When I was eight, we lived in a tiny "shotgun house" with an extra room bumped out on the side. My younger brothers and I shared that room and my parents slept in the "dining" room. The entire house was four rooms plus a bathroom. As compensation for having to share with my brothers, I was permitted to pick out the paint color for the room.
Perhaps it was because we lived in the deserts of Arizona, but I chose turquoise as the color. It wasn't a soft, gauzy color, nor was it the pretty bluey-green color in the photograph. No, it was the harsh green-blue of the turquoise stone fresh out of the depths of a copper mine.
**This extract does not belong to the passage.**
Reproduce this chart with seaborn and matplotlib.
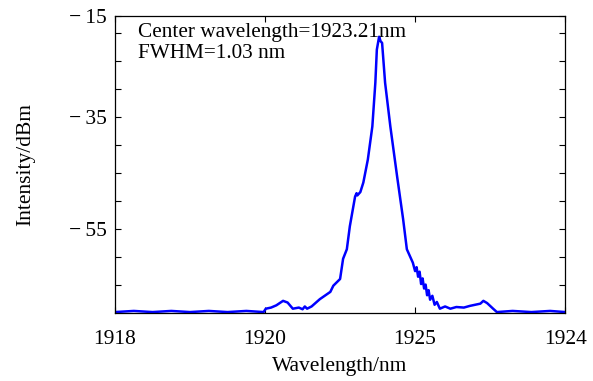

Gamely, my parents painted the room and I reveled in the bright color until we moved to a different tiny house the next year. There I had the sun porch for my very own while my brothers slept on the enclosed front porch.
Several years later, when I was in my teens and we lived in Indiana, our family made a pilgrimage to the various places we'd lived in Arizona. The woman who lived in that house with the turquoise paint graciously invited us inside.
And that room still had the turquoise paint on the walls.
Dad asked her about it. She said they couldn't find anything except black that would cover the paint so they left it as is. That was many years ago and no doubt--if the house is still standing--someone has used the modern paint technology to cover that turquoise paint.
Looking back from my adult viewpoint it occurs to me we often make choices we might later wish we hadn't. Sometimes, the choices we blithely make in a moment of pique or fit of triumph have consequences we are not constrained to live with. Instead, an innocent bystander might have to deal with our choice.
Sometimes...a total stranger is stuck with the turquoise paint.